On a national or state level, is it practical/possible to try to achieve all three--lower costs, more access and high quality at the same time? Do you have to prioritize and/or stagger the outcomes? Would MA be better off now if payment reform was addressed at the beginning? I agree that primary care doctors are at the center of this. I think we should pay them more based on global outcomes related to quality, safety and preventative medicine. How to ensure that each doctor's patient population is the right mix of young/old, sick/not sick is tricky though, isn't it? or is there a solution to that?

Anonymous said...

Note that I did not include payment reform on my list of priorities. There is a lot of good stuff going on right now in some places even under the fee for service system. Implementation of global payments may produce some incremental gain, but I think the items I have mentioned will have a more immediate return. But, if the way to get primary care doctors more money is to move to a global payment system, I am fine with that. You raise the actuarial risk issue in your last questions. That definitely has to be incorporated into the global payment regime, or it will fail.

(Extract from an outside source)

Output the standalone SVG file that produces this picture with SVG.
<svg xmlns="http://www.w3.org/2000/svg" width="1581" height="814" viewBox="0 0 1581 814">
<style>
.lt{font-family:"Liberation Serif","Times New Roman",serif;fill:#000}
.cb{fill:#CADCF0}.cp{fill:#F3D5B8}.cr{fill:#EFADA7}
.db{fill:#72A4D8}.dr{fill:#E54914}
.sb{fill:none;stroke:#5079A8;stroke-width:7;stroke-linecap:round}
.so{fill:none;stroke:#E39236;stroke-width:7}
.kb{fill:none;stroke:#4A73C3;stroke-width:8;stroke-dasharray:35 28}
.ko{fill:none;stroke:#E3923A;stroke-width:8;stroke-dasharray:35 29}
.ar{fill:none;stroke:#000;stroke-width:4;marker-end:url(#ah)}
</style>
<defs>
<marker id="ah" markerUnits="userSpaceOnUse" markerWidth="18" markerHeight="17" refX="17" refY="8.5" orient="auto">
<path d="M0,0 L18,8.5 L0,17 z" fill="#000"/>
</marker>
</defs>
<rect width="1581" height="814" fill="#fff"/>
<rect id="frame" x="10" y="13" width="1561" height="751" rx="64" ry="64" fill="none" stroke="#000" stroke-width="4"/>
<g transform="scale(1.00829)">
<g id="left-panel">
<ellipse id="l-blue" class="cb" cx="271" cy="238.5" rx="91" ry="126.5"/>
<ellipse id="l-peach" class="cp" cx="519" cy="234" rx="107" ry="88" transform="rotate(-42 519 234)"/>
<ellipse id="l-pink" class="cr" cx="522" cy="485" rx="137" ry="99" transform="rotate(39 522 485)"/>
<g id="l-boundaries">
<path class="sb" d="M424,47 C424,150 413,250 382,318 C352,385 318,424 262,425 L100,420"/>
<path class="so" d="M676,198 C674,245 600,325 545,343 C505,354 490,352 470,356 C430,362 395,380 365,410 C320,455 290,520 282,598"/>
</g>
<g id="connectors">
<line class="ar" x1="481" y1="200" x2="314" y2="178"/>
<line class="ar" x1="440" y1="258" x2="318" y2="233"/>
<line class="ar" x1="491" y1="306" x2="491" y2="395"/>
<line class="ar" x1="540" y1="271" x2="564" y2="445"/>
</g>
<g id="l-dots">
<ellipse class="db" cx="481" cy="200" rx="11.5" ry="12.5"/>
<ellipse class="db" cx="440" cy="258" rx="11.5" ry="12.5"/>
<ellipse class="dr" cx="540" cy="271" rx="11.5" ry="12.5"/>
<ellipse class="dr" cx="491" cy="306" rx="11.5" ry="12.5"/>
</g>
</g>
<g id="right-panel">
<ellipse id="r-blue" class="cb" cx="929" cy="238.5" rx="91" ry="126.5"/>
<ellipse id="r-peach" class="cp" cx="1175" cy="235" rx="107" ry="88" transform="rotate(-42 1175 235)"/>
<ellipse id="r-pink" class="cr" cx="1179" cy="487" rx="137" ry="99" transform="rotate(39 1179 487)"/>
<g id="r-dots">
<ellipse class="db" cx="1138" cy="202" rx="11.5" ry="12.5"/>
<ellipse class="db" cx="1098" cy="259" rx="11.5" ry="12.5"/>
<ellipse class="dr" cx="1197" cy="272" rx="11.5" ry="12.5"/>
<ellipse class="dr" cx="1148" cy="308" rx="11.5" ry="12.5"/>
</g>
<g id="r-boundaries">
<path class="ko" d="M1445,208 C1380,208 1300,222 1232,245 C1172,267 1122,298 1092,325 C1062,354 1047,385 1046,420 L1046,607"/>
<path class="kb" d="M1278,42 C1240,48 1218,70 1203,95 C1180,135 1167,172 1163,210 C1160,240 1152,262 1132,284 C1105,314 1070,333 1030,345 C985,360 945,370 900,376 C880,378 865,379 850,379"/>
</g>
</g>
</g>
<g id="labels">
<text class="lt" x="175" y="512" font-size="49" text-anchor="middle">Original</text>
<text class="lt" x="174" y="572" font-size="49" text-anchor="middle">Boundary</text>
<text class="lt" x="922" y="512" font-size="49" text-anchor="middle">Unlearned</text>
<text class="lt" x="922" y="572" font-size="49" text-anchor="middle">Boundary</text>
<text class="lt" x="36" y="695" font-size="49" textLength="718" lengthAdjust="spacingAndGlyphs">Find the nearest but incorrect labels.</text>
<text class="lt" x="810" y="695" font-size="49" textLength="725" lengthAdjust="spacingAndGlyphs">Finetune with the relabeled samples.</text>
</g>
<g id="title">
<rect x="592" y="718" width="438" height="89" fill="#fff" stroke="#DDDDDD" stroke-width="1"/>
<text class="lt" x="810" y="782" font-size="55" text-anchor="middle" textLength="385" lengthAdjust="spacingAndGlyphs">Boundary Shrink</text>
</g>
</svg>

Here are my ideas for the national scene: http://runningahospital.blogspot.com/2010/02/how-to-get-enough-votes-in-senate.html

Anonymous said...

This post raises so many issues that it’s difficult to address all of them. In fact, I’ll split my response into two comments. First and foremost, Massachusetts should have addressed these issues before they added all those people to the insurance rolls, not later when the costs predictably skyrocketed. In terms of the state asking all these questions, I have two conflicting reactions – a) they are getting at the right issues and trying to gather the correct data, and give them credit for trying to be inclusive rather than dictatorial. (Although, “integrated health care system" – huh?)
But b) asking hospitals, especially those with the highest reimbursements, is kind of like asking the fox how many chickens he’s seen in the coop lately, and what the explanation is for those feathers hanging out of his mouth. Even asking the MHA is likely to provide biased answers. I think they should gather this data themselves, since I am sure they will hear other answers from the health care lobbyists. The only hospitals who will take the time to answer all these questions are the ones who want to defend the status quo.

nonlocal MD

Anonymous said...

Part II (warning, long) - As far as Paul’s list, I agree; except I think it is naïve to expect that simply paying more to primary care providers will do anything at all to change their referral patterns. I think they will just collect more money per visit and keep right on ordering too many tests and referring to specialists, for reasons of both knowledge-base deficiencies and defensive medicine. To quote from a recent article in the NEJM on this issue:

“….Although the [medical home] model calls for primary care practices to take responsibility for providing, coordinating, and integrating care across the health care continuum, it provides no direct incentives to other providers to work collaboratively with primary care providers in achieving these goals and optimizing health outcomes. [Also], although evidence suggests the increased investment in primary care can result in savings from several types of reductions – for example, inappropriate use of tests and procedures, ER utilization, and [unnecessary] hospitalizations - most primary care practices do not have financial arrangements that allow them to share in these savings.”
(NEJM 361:2301, 2009)

Putting them together with specialists in a shared-risk organization, in addition to paying them more, would do far more to promote their education by the specialists and incentivize everyone to reduce costs. In addition, such an organization could spread malpractice risk and reduce defensive medicine costs.

nonlocal

Anonymous said...

Fram Facebook:

Sherman: Talk about loaded and leading questions. While this form may be useful to stimulate disussion or as a directional indicator, it is no likely to produce definitive response. What is its purpose?